### Raw data
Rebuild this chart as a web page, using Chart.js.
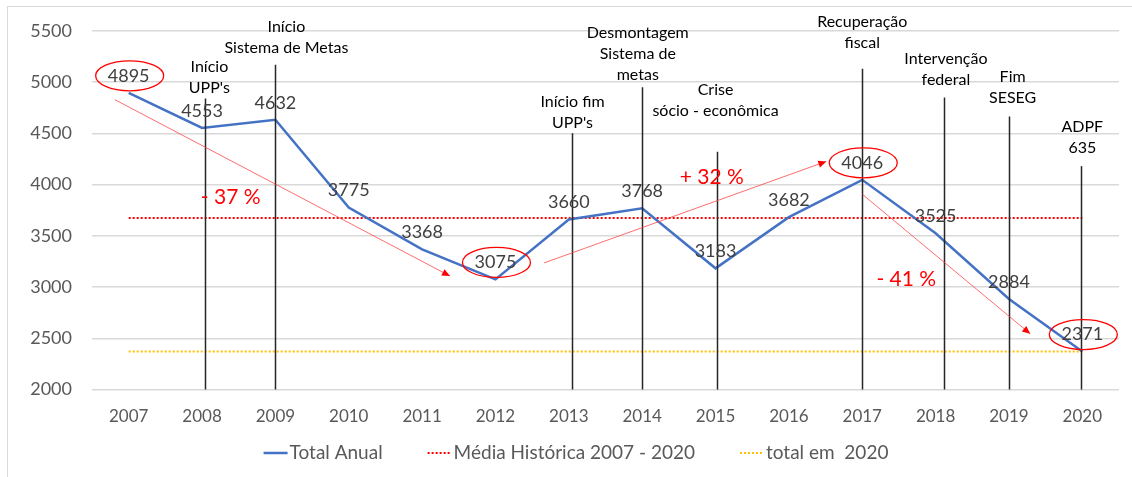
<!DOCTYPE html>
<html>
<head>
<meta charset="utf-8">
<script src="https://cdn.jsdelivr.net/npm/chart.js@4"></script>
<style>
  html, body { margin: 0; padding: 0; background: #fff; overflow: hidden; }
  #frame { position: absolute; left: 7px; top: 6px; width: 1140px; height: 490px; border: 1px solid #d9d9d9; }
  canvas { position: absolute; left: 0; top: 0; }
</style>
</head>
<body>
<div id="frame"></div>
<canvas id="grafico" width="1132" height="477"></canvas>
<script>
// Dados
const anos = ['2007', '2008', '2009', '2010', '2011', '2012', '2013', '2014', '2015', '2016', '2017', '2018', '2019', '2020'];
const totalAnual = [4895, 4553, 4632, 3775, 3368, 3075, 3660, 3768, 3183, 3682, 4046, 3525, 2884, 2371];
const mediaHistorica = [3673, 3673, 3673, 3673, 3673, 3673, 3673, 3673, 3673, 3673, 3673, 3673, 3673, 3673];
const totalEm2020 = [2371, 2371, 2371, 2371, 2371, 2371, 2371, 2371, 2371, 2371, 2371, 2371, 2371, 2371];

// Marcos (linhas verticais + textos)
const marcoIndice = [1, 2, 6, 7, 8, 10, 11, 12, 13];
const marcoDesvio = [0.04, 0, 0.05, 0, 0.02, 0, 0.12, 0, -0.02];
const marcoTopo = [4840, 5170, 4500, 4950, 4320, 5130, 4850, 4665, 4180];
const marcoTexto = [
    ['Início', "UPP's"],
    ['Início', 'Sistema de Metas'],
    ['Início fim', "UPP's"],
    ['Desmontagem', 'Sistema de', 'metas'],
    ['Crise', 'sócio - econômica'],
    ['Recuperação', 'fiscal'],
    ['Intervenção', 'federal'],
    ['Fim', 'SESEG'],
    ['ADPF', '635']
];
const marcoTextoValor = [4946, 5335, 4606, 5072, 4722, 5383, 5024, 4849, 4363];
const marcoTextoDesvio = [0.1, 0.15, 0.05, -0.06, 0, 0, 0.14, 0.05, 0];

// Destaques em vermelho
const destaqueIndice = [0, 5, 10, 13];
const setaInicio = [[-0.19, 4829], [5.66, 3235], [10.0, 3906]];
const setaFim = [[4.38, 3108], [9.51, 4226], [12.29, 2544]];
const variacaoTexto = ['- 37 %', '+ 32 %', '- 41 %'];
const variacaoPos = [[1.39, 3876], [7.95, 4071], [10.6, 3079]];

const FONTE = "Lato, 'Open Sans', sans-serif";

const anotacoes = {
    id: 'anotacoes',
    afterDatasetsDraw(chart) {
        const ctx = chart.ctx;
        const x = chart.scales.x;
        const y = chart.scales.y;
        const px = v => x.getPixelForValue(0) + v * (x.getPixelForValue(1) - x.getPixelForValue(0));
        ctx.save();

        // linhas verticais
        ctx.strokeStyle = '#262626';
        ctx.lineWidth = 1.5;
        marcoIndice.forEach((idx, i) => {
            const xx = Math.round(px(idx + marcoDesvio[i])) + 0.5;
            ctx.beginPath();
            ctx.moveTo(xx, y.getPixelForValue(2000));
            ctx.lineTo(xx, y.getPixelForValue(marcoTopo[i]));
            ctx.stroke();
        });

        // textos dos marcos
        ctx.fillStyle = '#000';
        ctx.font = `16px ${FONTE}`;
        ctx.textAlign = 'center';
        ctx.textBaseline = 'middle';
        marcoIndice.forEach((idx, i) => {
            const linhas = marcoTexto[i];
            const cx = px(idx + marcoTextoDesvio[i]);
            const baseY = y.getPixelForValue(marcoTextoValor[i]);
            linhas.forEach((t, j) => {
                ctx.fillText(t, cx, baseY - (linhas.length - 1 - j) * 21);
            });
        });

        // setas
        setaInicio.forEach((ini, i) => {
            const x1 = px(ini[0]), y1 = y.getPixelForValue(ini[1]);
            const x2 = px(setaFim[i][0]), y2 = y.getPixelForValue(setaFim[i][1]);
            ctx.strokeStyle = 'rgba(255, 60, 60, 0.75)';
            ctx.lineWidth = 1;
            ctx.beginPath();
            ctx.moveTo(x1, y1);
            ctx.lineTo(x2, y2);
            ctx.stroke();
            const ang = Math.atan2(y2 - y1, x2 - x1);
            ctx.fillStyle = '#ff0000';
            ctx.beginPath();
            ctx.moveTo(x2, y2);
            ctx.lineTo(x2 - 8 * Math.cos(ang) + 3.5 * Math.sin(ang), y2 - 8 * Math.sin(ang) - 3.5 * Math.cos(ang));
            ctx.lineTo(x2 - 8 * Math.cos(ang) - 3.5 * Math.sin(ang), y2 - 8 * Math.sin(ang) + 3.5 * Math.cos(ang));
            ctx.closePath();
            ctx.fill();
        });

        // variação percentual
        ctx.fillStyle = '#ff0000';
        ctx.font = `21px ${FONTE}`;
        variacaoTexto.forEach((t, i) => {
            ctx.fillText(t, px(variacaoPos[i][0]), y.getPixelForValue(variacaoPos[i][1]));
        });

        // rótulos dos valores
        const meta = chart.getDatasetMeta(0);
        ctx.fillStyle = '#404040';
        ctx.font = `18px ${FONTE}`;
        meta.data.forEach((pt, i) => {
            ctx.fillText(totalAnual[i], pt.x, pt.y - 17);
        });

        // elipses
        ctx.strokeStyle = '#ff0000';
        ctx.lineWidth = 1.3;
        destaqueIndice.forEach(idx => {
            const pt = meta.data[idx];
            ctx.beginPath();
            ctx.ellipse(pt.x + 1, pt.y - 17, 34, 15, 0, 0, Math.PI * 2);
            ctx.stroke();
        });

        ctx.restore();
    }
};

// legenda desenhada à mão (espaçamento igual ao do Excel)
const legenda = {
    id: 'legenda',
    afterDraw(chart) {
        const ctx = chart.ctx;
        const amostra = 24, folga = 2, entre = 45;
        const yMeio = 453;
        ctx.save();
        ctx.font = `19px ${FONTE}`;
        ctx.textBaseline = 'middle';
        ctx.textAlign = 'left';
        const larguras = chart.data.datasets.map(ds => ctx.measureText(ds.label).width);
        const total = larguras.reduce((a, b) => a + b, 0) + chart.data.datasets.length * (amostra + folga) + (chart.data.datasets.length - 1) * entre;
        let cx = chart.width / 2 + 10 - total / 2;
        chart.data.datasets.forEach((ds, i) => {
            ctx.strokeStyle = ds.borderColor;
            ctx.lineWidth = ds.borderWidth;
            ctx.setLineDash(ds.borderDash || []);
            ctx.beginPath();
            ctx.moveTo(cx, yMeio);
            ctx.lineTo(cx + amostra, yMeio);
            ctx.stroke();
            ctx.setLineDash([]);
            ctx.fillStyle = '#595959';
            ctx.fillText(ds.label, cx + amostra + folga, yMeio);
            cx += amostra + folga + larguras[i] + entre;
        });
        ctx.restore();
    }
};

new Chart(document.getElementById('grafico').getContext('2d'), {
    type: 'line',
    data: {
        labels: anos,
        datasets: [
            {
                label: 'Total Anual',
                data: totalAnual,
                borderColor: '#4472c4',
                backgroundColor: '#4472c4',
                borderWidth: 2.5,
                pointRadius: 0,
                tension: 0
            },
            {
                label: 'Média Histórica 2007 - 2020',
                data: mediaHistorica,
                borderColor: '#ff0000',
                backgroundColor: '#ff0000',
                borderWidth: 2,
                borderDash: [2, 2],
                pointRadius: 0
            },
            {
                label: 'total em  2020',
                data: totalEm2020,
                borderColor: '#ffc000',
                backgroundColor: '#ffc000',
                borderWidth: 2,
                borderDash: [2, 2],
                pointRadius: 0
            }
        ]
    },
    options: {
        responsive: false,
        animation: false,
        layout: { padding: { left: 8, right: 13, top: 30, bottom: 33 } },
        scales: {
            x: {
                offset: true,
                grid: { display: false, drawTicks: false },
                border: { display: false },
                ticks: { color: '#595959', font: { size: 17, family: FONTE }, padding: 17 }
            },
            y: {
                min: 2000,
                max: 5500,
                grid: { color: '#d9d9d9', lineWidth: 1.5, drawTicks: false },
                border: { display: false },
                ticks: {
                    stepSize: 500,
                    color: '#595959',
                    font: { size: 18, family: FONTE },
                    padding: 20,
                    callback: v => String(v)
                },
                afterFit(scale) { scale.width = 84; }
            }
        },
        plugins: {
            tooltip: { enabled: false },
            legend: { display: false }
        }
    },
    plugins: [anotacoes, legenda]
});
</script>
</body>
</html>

### What the task asks
Skip the pictures and restate exactly the lines from the beginning of the listing to the line with "2371, 2371, 2371];", that line included.

### The result
Rebuild this chart as a web page, using Chart.js.
<!DOCTYPE html>
<html>
<head>
<meta charset="utf-8">
<script src="https://cdn.jsdelivr.net/npm/chart.js@4"></script>
<style>
  html, body { margin: 0; padding: 0; background: #fff; overflow: hidden; }
  #frame { position: absolute; left: 7px; top: 6px; width: 1140px; height: 490px; border: 1px solid #d9d9d9; }
  canvas { position: absolute; left: 0; top: 0; }
</style>
</head>
<body>
<div id="frame"></div>
<canvas id="grafico" width="1132" height="477"></canvas>
<script>
// Dados
const anos = ['2007', '2008', '2009', '2010', '2011', '2012', '2013', '2014', '2015', '2016', '2017', '2018', '2019', '2020'];
const totalAnual = [4895, 4553, 4632, 3775, 3368, 3075, 3660, 3768, 3183, 3682, 4046, 3525, 2884, 2371];
const mediaHistorica = [3673, 3673, 3673, 3673, 3673, 3673, 3673, 3673, 3673, 3673, 3673, 3673, 3673, 3673];
const totalEm2020 = [2371, 2371, 2371, 2371, 2371, 2371, 2371, 2371, 2371, 2371, 2371, 2371, 2371, 2371];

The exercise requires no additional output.